» INSTRUCTIONS FOR THE TASK: Don't include pictures. Quote the lines below from the first through the line that contains "plt.rcParams['axes.unicode_minus'] = False".

» EXERCISE MATERIALS:
——

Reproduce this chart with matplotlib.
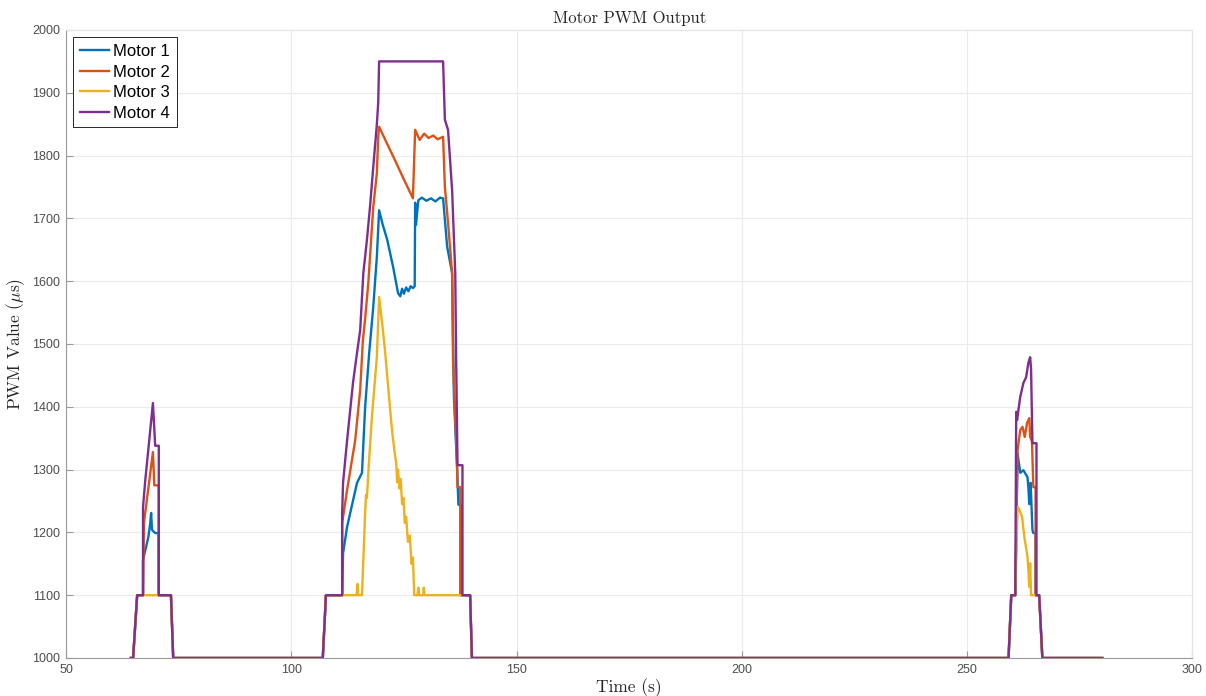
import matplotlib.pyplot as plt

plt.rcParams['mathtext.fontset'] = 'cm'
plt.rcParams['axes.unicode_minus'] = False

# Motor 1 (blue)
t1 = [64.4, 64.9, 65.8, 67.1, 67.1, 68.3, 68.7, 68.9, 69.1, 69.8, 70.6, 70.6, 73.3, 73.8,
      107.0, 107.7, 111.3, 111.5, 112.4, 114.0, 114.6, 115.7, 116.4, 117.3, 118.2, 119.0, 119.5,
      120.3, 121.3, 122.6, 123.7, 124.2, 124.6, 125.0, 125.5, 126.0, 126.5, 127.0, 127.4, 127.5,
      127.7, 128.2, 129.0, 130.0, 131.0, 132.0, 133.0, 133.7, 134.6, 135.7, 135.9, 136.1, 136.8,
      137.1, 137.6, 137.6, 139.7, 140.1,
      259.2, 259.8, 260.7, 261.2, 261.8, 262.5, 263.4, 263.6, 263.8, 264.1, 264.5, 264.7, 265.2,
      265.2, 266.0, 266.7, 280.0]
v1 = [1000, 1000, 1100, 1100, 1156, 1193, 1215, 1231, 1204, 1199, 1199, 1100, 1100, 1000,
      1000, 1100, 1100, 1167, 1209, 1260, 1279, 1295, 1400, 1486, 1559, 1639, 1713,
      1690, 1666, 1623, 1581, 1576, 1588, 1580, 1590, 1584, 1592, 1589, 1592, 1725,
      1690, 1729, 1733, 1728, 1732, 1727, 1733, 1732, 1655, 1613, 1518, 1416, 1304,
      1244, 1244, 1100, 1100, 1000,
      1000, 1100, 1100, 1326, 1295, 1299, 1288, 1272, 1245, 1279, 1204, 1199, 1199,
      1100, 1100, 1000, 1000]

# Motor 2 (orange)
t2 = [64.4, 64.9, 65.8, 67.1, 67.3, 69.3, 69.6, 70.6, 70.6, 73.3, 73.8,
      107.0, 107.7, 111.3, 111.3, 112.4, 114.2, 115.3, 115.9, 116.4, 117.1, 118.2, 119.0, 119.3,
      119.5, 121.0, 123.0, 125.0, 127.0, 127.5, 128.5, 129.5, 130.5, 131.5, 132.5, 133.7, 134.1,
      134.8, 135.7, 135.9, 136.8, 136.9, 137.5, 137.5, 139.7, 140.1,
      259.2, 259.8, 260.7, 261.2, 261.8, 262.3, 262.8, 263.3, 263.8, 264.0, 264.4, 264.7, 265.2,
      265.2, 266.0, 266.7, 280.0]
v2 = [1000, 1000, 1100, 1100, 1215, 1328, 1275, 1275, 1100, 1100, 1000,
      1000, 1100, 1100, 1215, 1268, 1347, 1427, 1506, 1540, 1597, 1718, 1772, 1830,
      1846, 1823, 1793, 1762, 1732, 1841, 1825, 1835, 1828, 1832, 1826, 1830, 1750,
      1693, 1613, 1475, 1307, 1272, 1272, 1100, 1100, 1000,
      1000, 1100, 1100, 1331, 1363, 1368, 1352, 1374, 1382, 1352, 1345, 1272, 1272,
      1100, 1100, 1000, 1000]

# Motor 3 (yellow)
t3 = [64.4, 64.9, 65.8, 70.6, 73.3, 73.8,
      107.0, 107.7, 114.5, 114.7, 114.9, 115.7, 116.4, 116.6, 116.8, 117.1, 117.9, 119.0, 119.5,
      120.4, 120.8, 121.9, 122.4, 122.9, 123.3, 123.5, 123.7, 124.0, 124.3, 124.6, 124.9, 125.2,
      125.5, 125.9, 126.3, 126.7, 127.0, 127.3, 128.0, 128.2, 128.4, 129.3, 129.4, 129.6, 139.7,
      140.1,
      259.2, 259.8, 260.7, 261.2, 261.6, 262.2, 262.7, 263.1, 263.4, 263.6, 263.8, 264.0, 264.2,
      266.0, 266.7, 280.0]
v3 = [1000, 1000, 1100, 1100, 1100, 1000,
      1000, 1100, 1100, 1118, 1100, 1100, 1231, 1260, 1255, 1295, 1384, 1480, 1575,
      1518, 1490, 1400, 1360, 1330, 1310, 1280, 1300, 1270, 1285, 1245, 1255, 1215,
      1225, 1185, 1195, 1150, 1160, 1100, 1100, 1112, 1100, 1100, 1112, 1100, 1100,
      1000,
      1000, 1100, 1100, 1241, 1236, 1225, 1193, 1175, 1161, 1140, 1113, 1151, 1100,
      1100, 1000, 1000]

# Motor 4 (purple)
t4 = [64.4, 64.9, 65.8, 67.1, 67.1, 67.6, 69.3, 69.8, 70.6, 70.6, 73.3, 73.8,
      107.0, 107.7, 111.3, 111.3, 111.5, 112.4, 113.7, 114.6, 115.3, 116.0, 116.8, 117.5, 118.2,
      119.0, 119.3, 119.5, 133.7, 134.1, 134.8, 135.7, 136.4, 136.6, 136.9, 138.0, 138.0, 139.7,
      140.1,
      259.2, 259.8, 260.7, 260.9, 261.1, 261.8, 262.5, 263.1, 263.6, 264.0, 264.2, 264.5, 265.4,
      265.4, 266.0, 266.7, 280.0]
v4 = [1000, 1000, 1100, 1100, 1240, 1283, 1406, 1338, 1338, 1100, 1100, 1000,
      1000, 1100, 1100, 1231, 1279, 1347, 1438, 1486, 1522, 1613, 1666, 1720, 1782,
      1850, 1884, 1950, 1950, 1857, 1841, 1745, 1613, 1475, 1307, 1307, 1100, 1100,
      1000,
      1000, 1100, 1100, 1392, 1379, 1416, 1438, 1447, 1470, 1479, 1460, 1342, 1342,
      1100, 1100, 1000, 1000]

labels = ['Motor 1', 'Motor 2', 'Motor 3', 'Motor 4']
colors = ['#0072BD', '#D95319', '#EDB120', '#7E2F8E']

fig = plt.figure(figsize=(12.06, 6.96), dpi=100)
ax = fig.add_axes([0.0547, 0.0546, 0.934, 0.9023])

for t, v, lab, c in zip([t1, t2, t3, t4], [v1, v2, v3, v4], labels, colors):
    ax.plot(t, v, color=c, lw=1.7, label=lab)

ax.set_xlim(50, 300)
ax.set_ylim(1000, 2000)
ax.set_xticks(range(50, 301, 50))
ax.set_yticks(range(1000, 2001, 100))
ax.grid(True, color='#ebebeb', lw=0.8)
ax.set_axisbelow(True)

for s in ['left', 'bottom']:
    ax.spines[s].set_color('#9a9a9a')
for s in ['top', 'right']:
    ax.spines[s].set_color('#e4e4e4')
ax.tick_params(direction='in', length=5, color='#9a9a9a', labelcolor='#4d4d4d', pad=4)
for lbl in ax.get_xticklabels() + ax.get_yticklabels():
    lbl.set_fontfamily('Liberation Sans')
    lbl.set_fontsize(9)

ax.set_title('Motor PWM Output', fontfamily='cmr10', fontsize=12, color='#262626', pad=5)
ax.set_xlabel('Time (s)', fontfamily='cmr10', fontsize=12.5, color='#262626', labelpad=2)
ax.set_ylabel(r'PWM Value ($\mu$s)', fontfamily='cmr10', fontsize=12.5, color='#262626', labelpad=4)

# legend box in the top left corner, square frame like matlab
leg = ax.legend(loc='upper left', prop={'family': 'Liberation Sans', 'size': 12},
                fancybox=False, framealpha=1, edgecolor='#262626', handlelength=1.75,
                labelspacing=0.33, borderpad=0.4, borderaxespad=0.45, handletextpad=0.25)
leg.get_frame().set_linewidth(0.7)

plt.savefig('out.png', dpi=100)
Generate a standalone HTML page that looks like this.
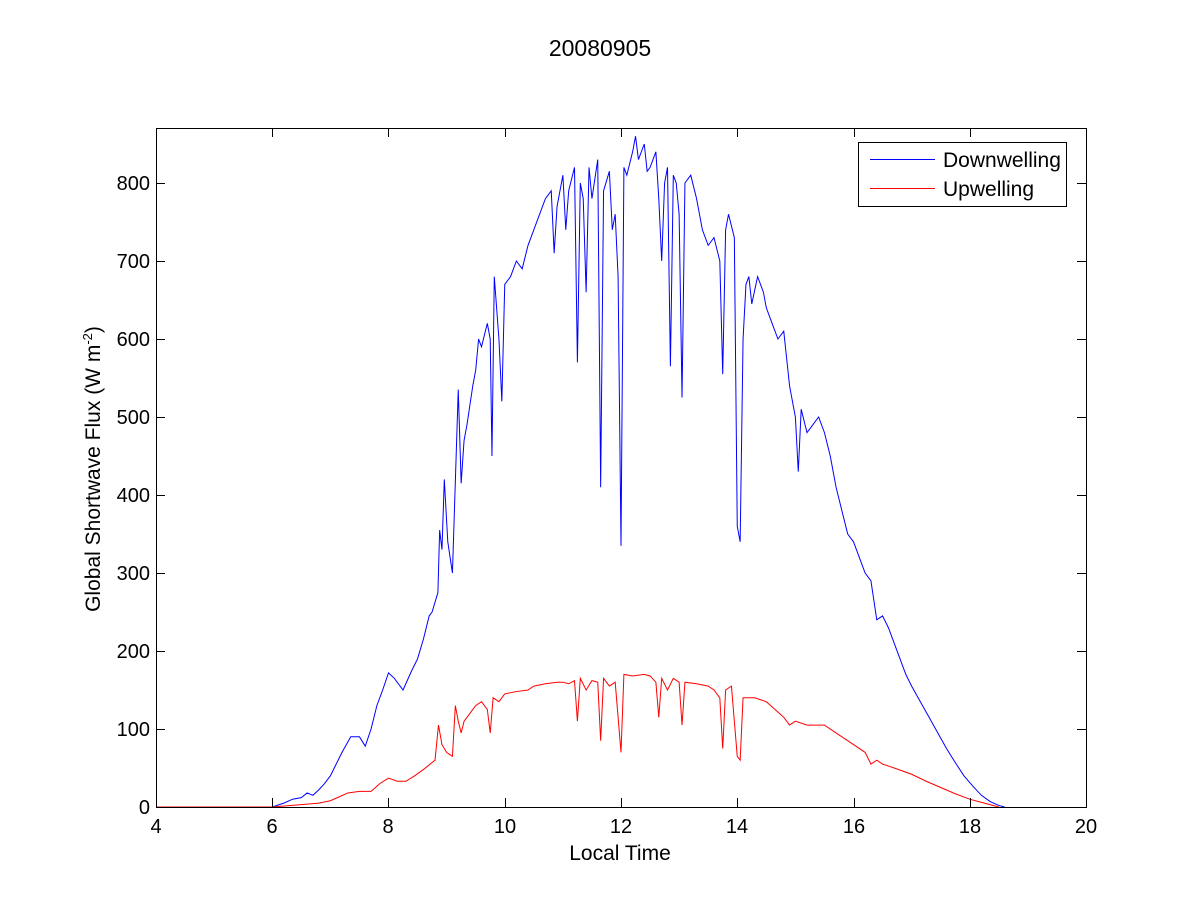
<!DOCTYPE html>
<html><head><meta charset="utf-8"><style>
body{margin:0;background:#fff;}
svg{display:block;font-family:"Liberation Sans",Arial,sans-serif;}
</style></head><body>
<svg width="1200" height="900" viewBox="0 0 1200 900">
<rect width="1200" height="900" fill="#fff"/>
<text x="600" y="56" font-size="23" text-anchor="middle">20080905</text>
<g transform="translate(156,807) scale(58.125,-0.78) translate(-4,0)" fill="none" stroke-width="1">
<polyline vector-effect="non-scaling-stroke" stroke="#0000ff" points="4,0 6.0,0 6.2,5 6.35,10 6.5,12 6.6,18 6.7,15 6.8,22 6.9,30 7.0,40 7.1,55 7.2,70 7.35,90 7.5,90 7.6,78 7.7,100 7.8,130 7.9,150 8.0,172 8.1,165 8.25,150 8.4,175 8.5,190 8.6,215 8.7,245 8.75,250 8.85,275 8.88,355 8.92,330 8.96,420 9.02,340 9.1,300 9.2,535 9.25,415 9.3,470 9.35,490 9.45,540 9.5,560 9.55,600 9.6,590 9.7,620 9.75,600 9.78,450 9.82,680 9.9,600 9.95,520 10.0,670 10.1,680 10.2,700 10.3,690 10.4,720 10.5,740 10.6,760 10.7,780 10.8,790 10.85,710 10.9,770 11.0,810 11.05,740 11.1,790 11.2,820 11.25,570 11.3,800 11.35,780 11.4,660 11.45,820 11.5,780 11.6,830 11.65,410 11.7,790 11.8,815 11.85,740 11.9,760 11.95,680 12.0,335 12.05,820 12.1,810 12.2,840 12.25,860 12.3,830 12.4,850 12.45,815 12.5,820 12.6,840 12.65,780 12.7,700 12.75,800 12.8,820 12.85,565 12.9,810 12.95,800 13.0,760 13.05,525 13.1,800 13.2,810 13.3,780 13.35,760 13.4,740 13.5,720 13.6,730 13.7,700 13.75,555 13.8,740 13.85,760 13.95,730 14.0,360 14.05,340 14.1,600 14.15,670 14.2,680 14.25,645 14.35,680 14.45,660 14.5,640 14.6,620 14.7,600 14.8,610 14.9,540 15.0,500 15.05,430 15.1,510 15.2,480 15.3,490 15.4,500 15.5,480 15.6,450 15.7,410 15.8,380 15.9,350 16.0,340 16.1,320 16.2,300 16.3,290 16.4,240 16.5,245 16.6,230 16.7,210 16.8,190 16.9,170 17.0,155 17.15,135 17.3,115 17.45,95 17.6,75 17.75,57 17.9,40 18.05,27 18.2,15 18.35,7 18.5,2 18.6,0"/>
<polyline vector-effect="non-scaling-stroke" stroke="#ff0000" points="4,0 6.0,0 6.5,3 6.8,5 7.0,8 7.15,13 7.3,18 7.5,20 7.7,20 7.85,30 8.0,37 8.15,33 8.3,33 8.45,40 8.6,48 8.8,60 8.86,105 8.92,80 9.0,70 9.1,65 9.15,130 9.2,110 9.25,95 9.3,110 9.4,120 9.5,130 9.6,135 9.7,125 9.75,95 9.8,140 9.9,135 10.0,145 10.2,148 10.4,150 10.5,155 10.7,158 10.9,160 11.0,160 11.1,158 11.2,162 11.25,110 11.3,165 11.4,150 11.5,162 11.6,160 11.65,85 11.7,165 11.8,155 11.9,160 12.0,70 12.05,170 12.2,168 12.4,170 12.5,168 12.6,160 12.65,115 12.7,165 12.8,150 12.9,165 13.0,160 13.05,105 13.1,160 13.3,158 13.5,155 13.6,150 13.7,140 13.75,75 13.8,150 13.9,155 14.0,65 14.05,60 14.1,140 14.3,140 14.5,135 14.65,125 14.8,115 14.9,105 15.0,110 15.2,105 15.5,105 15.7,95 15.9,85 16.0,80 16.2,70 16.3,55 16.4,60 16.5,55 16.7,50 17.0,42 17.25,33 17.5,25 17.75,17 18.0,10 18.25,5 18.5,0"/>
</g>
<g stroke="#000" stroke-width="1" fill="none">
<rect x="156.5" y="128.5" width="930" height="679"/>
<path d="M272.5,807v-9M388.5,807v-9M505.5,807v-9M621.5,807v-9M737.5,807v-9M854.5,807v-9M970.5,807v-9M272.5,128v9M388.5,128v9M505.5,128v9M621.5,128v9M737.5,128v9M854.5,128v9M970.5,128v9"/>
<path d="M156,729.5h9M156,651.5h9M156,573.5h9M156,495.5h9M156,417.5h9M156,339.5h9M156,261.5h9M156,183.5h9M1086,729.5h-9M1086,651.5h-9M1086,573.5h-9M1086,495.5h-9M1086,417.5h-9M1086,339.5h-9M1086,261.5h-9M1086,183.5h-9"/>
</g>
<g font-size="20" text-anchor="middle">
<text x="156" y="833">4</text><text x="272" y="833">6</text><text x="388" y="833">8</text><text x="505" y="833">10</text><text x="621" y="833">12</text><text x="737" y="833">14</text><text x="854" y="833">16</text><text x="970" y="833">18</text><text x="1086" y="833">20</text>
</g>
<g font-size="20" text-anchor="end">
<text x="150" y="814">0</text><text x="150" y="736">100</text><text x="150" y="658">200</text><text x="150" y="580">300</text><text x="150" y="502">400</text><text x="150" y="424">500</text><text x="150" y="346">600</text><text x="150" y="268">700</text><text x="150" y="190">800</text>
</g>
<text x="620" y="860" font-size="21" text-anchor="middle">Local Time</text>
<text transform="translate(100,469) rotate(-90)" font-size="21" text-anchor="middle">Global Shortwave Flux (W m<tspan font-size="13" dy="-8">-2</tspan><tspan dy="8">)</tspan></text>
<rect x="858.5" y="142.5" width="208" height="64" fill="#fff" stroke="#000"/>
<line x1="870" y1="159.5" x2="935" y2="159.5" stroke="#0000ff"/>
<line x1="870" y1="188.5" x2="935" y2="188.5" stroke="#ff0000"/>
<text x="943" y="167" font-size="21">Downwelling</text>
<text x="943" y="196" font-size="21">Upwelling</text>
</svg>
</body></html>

——

» OUTPUT BELOW:
Reproduce this chart with matplotlib.
import matplotlib.pyplot as plt

plt.rcParams['mathtext.fontset'] = 'cm'
plt.rcParams['axes.unicode_minus'] = False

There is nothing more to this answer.